¿Qué es lo que hace que una
persona ética, amable, sensible e inteligente se precipite en la irracionalidad
primitiva y violenta del nacionalismo? Es una pregunta que sigo repitiéndome
asombrado, al contemplar la disparatada ofuscación de muchos de mis paisanos, y
no se me ocurre más explicación que el instinto tribal. Elevada a fanatismo, la
tribu empuja a numerosas infamias colectivas (también alguna cosa buena, aunque
ahora no se me ocurre), aquí solo me detendré en esta.
A lo largo de más
del 90 % de nuestra historia hemos sido seres tribales, así que se entiende que
en el fondo apenas hayamos dejado de serlo, que sigamos llevándolo en las venas
como una tendencia profunda y poderosa. Nuestro sustrato primate tiene siempre
las de ganar frente a la delgada capa impresa en el cerebro por la
civilización; entre ambas, con una fuerza intermedia, estaría la tribu.
La tribu establece
el territorio, la distinción y la exclusividad. Parece resultar vital
diferenciar entre nosotros y los otros, concebir a los extraños como inferiores
y potencialmente enemigos, y considerar la tierra como una propiedad. Se comprende,
de hecho, que esto fuese así en una época en la que los recursos eran muy escasos
y estaban vinculados al territorio, por lo que la disposición de este marcaba
la diferencia entre sobrevivir o perecer. En cuanto a la prevención frente al
extraño, estaba plenamente justificada: pocas veces podía esperarse algo bueno
de los forasteros, que como poco se comportarían como rivales en el acaparamiento
de los recursos, y en muchos casos serían, abiertamente, enemigos que vendrían
con la intención de destruir, desvalijar o esclavizar.
La consistencia de
la tribu, por tanto, reside en el rechazo a lo foráneo y en su cohesión
interna. Ambos procesos son complementarios. Es imprescindible cerrar filas en
torno al propio grupo, magnificando su historia y su cultura, dotándolo de
atributos míticos y mágicos, expresando en símbolos su personalidad diferenciada
de los extraños pero compartida por los propios. El simbolismo es especialmente
importante para crear y mantener un sentimiento de pertenencia y de comunidad,
que reduzca el conflicto interno y lo canalice hacia el exterior, a menudo a
otra tribu fronteriza que es consagrada como la principal enemiga. Es tan
tópico como cierto que lo que más nos une a los humanos es declarar un enemigo
común.
Aun contando con todo ello, las disensiones internas y los enfrentamientos entre individuos o subgrupos siguen resultando inevitables. Desde el momento en que se implantan jerarquías, estas tienen que instaurar procedimientos para mantener su poder frente a competidores o disidentes. Al mismo tiempo, hace falta disponer de instrumentos que presionen a los individuos a no alejarse de la ortodoxia grupal. Los mecanismos represivos tienen un efecto inmediato y contundente, pero no se sostienen por sí mismos a largo plazo. También los códigos legales son frágiles en momentos de presión.
Aquí
interviene la principal fuerza simbólica de cohesión de la tribu: la tradición.

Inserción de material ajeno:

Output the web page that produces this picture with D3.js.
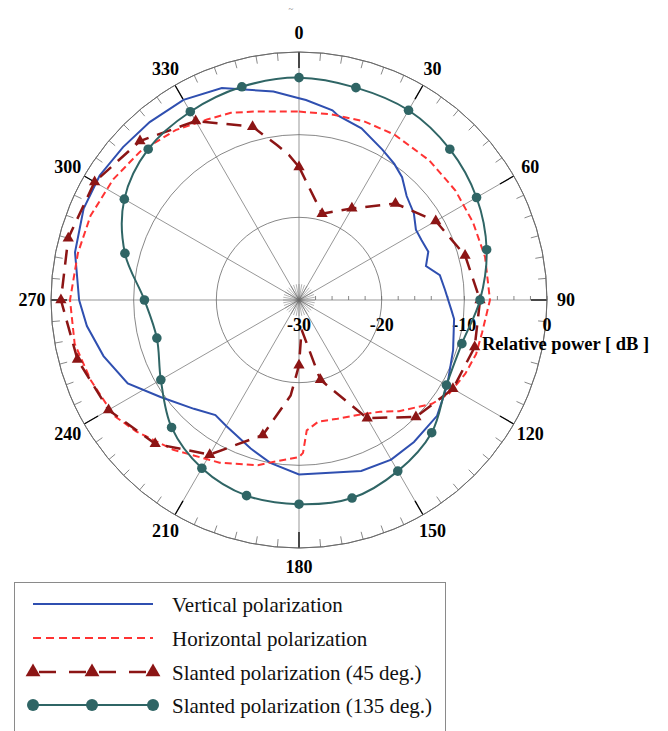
<!DOCTYPE html>
<html>
<head>
<meta charset="utf-8">
<script src="https://cdn.jsdelivr.net/npm/d3@7"></script>
<style>
  body { margin: 0; background: #fff; }
  text { font-family: "Liberation Serif", "Times New Roman", serif; }
</style>
</head>
<body>
<svg id="chart" width="668" height="731"></svg>
<script>
// ---- data (angle in degrees, level in dB) ----
const angleTicks = [0, 30, 60, 90, 120, 150, 180, 210, 240, 270, 300, 330];
const radialTicks = [-30, -20, -10, 0];
const radialTitle = "Relative power [ dB ]";

const vertAngles = [0, 2, 10, 12, 20, 29, 35, 40, 46, 53, 59, 64, 69.5, 75, 80, 86, 94, 97, 108, 120, 130, 141, 150, 160, 180, 190, 198, 210, 216, 224, 235, 244, 254, 263, 270, 282, 293, 302, 311, 320, 330, 340, 353];
const vertValues = [-5.6, -5.8, -6.7, -7.2, -7.9, -9.2, -9.9, -10.6, -11.9, -12.6, -13.5, -13.5, -13.3, -14.1, -12.7, -12.3, -11.5, -11.1, -10.4, -9.3, -8.2, -7.9, -7.7, -8.0, -8.9, -10.0, -11.1, -12.4, -12.8, -11.7, -9.55, -6.95, -5.4, -4.15, -3.4, -2.3, -1.7, -1.57, -1.8, -1.9, -2.05, -2.7, -4.6];

const horAngles = [0, 10, 20, 30, 43, 55, 66, 77, 90, 100, 107, 114, 122, 128, 138, 144, 153, 162, 171, 176.6, 178.5, 180, 191, 194, 206, 220, 231, 238, 249, 259, 270, 282, 292, 303, 313, 324, 333, 340, 347];
const horValues = [-7.2, -7.2, -7.0, -6.9, -6.9, -6.9, -6.95, -6.9, -6.9, -7.5, -7.6, -8.0, -8.6, -9.6, -11.9, -13.3, -14.4, -14.9, -15.1, -14.2, -11.5, -11.0, -9.9, -9.4, -8.1, -6.35, -4.7, -3.6, -3.0, -2.35, -2.3, -2.66, -2.8, -3.2, -3.7, -4.6, -5.5, -5.9, -6.6];

const slant45Angles = [0, 15, 30, 45, 60, 75, 90, 105, 120, 135, 150, 165, 175, 180, 185, 195, 210, 225, 240, 255, 270, 285, 300, 315, 330, 345, 352, 356];
const slant45Values = [-13.9, -19.2, -17.2, -13.5, -10.9, -9.2, -8.1, -8.0, -8.5, -10.0, -13.5, -20.0, -26.4, -22.1, -18.4, -13.1, -8.4, -5.4, -3.4, -2.25, -1.2, -1.1, -1.45, -2.8, -5.0, -8.3, -11.1, -12.4];

const slant135Angles = [0, 15, 30, 45, 60, 75, 90, 105, 120, 135, 150, 165, 180, 195, 210, 225, 240, 255, 270, 285, 300, 315, 330, 345];
const slant135Values = [-3.1, -3.4, -3.5, -4.2, -5.2, -6.5, -8.1, -9.6, -9.4, -7.3, -6.1, -5.2, -5.3, -5.5, -6.5, -8.2, -10.7, -12.2, -11.3, -8.2, -5.6, -4.2, -3.7, -3.3];

const legendLabels = [
  "Vertical polarization",
  "Horizontal polarization",
  "Slanted polarization (45 deg.)",
  "Slanted polarization (135 deg.)"
];

// ---- styles ----
const BLUE = "#2f4fb0", RED = "#ff3333", DARKRED = "#8c1515", TEAL = "#2f6565", GRID = "#6a6a6a";

const svg = d3.select("#chart");
const cx = 299, cy = 300, R = 248;

const rScale = d3.scaleLinear().domain([-30, 0]).range([0, R]);
const aScale = d3.scaleLinear().domain([0, 360]).range([0, 2 * Math.PI]);
const px = (deg, v) => rScale(v) * Math.sin(aScale(deg));
const py = (deg, v) => -rScale(v) * Math.cos(aScale(deg));

const g = svg.append("g").attr("transform", `translate(${cx},${cy})`);

// rings
g.selectAll("circle.ring").data(radialTicks.filter(d => d > -30))
  .join("circle").attr("class", "ring")
  .attr("r", d => rScale(d)).attr("fill", "none")
  .attr("stroke", GRID).attr("stroke-width", 0.8);

// small star at the pole
g.selectAll("line.star").data(d3.range(0, 360, 10))
  .join("line").attr("class", "star")
  .attr("x1", 0).attr("y1", 0)
  .attr("x2", d => 16 * Math.sin(aScale(d)))
  .attr("y2", d => -16 * Math.cos(aScale(d)))
  .attr("stroke", GRID).attr("stroke-width", 0.5);

// spokes
g.selectAll("line.spoke").data(angleTicks)
  .join("line").attr("class", "spoke")
  .attr("x1", 0).attr("y1", 0)
  .attr("x2", d => px(d, 0)).attr("y2", d => py(d, 0))
  .attr("stroke", GRID).attr("stroke-width", 0.7);

// minor ticks on the rim
g.selectAll("line.minor").data(d3.range(0, 360, 5).filter(d => d % 30 !== 0))
  .join("line").attr("class", "minor")
  .attr("x1", d => R * Math.sin(aScale(d))).attr("y1", d => -R * Math.cos(aScale(d)))
  .attr("x2", d => (R - 8) * Math.sin(aScale(d))).attr("y2", d => -(R - 8) * Math.cos(aScale(d)))
  .attr("stroke", GRID).attr("stroke-width", 0.8);

// major ticks on the rim
g.selectAll("line.major").data(angleTicks)
  .join("line").attr("class", "major")
  .attr("x1", d => R * Math.sin(aScale(d))).attr("y1", d => -R * Math.cos(aScale(d)))
  .attr("x2", d => (R - 16) * Math.sin(aScale(d))).attr("y2", d => -(R - 16) * Math.cos(aScale(d)))
  .attr("stroke", "#000").attr("stroke-width", 1.3);

// outer rim
g.append("circle").attr("r", R).attr("fill", "none")
  .attr("stroke", GRID).attr("stroke-width", 1);

// radial axis ticks (every 2 dB along the 90 deg spoke)
g.selectAll("line.rtick").data(d3.range(-28, 0.1, 2))
  .join("line").attr("class", "rtick")
  .attr("x1", d => rScale(d)).attr("x2", d => rScale(d))
  .attr("y1", 0).attr("y2", -4)
  .attr("stroke", GRID).attr("stroke-width", 0.8);

// angle labels
g.selectAll("text.alab").data(angleTicks)
  .join("text").attr("class", "alab")
  .attr("x", d => 267 * Math.sin(aScale(d)))
  .attr("y", d => -267 * Math.cos(aScale(d)))
  .attr("text-anchor", "middle").attr("dominant-baseline", "central")
  .attr("font-weight", "bold").attr("font-size", 18)
  .text(d => d);

// radial labels
g.selectAll("text.rlab").data(radialTicks)
  .join("text").attr("class", "rlab")
  .attr("x", d => rScale(d)).attr("y", 31)
  .attr("text-anchor", "middle")
  .attr("font-weight", "bold").attr("font-size", 18)
  .text(d => d);

g.append("text").attr("x", 183).attr("y", 50)
  .attr("font-weight", "bold").attr("font-size", 18.5)
  .text(radialTitle);

// ---- curves ----
const zip = (a, v) => a.map((d, i) => [d, v[i]]);
const vert = zip(vertAngles, vertValues);
const hor = zip(horAngles, horValues);
const s45 = zip(slant45Angles, slant45Values);
const s135 = zip(slant135Angles, slant135Values);

const radial = d3.lineRadial()
  .angle(d => aScale(d[0]))
  .radius(d => rScale(d[1]));

g.append("path").datum(vert)
  .attr("d", radial.curve(d3.curveLinearClosed))
  .attr("fill", "none").attr("stroke", BLUE).attr("stroke-width", 2);

g.append("path").datum(hor)
  .attr("d", radial.curve(d3.curveLinearClosed))
  .attr("fill", "none").attr("stroke", RED).attr("stroke-width", 2)
  .attr("stroke-dasharray", "7,4");

g.append("path").datum(s45)
  .attr("d", radial.curve(d3.curveLinearClosed))
  .attr("fill", "none").attr("stroke", DARKRED).attr("stroke-width", 2.5)
  .attr("stroke-dasharray", "15,9");

const tri = d3.symbol(d3.symbolTriangle, 55);
g.selectAll("path.tri").data(s45.filter(d => d[0] % 15 === 0))
  .join("path").attr("class", "tri")
  .attr("d", tri)
  .attr("transform", d => `translate(${px(d[0], d[1])},${py(d[0], d[1])})`)
  .attr("fill", DARKRED);

g.append("path").datum(s135)
  .attr("d", radial.curve(d3.curveCatmullRomClosed.alpha(0.5)))
  .attr("fill", "none").attr("stroke", TEAL).attr("stroke-width", 2);

g.selectAll("circle.dot").data(s135)
  .join("circle").attr("class", "dot")
  .attr("cx", d => px(d[0], d[1])).attr("cy", d => py(d[0], d[1]))
  .attr("r", 4.8).attr("fill", TEAL);

// tiny mark above the chart
svg.append("text").attr("x", 291).attr("y", 12)
  .attr("text-anchor", "middle").attr("font-size", 9).attr("fill", "#777")
  .text("~");

// ---- legend ----
const lg = svg.append("g");
lg.append("rect").attr("x", 14.5).attr("y", 582.5)
  .attr("width", 431).attr("height", 170)
  .attr("fill", "none").attr("stroke", "#8a8a8a").attr("stroke-width", 1);

const rowsY = [604, 638, 672, 705];
const x0 = 33, x1 = 153, xm = 92;

lg.append("line").attr("x1", x0).attr("x2", x1).attr("y1", rowsY[0]).attr("y2", rowsY[0])
  .attr("stroke", BLUE).attr("stroke-width", 2);
lg.append("line").attr("x1", x0).attr("x2", x1).attr("y1", rowsY[1]).attr("y2", rowsY[1])
  .attr("stroke", RED).attr("stroke-width", 2).attr("stroke-dasharray", "8,5");
lg.append("line").attr("x1", x0).attr("x2", x1).attr("y1", rowsY[2]).attr("y2", rowsY[2])
  .attr("stroke", DARKRED).attr("stroke-width", 2.5).attr("stroke-dasharray", "17,13").attr("stroke-dashoffset", -6);
lg.selectAll("path.ltri").data([x0, xm, x1]).join("path").attr("class", "ltri")
  .attr("d", d3.symbol(d3.symbolTriangle, 95))
  .attr("transform", d => `translate(${d},${rowsY[2]})`)
  .attr("fill", DARKRED);
lg.append("line").attr("x1", x0).attr("x2", x1).attr("y1", rowsY[3]).attr("y2", rowsY[3])
  .attr("stroke", TEAL).attr("stroke-width", 2);
lg.selectAll("circle.ldot").data([x0, xm, x1]).join("circle").attr("class", "ldot")
  .attr("cx", d => d).attr("cy", rowsY[3]).attr("r", 6).attr("fill", TEAL);

lg.selectAll("text.ltxt").data(legendLabels).join("text").attr("class", "ltxt")
  .attr("x", 172).attr("y", (d, i) => rowsY[i] + 8)
  .attr("font-size", 21).attr("fill", "#111")
  .text(d => d);
</script>
</body>
</html>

Su legitimidad va más allá del individuo, se remonta a pasados fundacionales, a
mitos de dioses y héroes, y en definitiva al conjunto de la tribu tomado como
abstracción, al meollo de su identidad trascendente: en el caso del
nacionalismo, el “pueblo” o la “nación”. Esa entidad sagrada está por encima de
cualquier derecho, reclamo, opinión individual. La fidelidad a la nación (la
tribu) cimenta la identidad personal y la pertenencia al grupo. Pero lo que podría
ser una entrañable fuente de sentido, así tomado demasiado a pecho, se hace
delirio exclusivista y nos sume en la brutalidad.
El propósito de la tribu es determinar a quién apoyar y a quién matar. Michael Walzer.